Location
- 1 Blackcat Dr, Herculaneum Herculaneum, MO 63048 38°16′02″N 90°22′44″W﻿ / ﻿38.2672°N 90.3790°W

Information
- Type: Public High School
- Motto: Educating today for a better tomorrow
- Established: 1915; 111 years ago
- School district: Dunklin R-V School District
- Principal: Stephanie Dix
- Staff: 32.89 (FTE)
- Grades: 9–12
- Enrollment: 488 (2023–2024)
- Student to teacher ratio: 14.84
- Colors: Black and red
- Athletics conference: MSHAA
- Sports: Football, Cross Country, Volleyball, Basketball, Golf, Track, Baseball
- Mascot: Black Cat
- Rival: Hillsboro High School
- Yearbook: Blackcat
- Website: herculaneum.dunklin.k12.mo.us

= Herculaneum High School =

Herculaneum High School is a public high school in the Dunklin R-V School District in Herculaneum, Missouri, in Greater St.

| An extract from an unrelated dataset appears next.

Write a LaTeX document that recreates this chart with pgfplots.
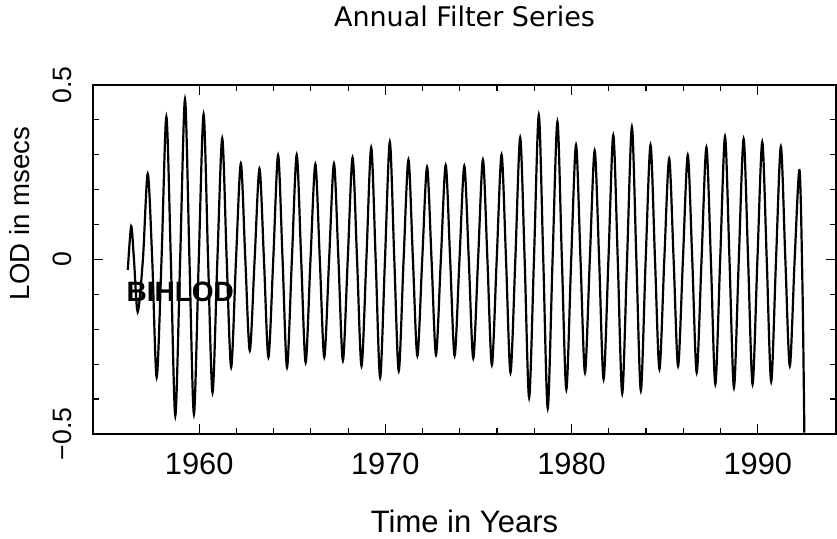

Louis.

==Overview==

Herculaneum High School was founded in 1915, with its first high school graduating class in 1919. The average ACT score is 19.4 with a 16:1 student to teacher ratio. Approximately 60% of graduating students go on to college. The graduation rate is 89%.

==Energy==
The Doe Run Company has invested more than $500,000 into the installation of solar panels on Herculaneum High, poised to save Dunklin R-V School District more than $27,000 a year in energy costs.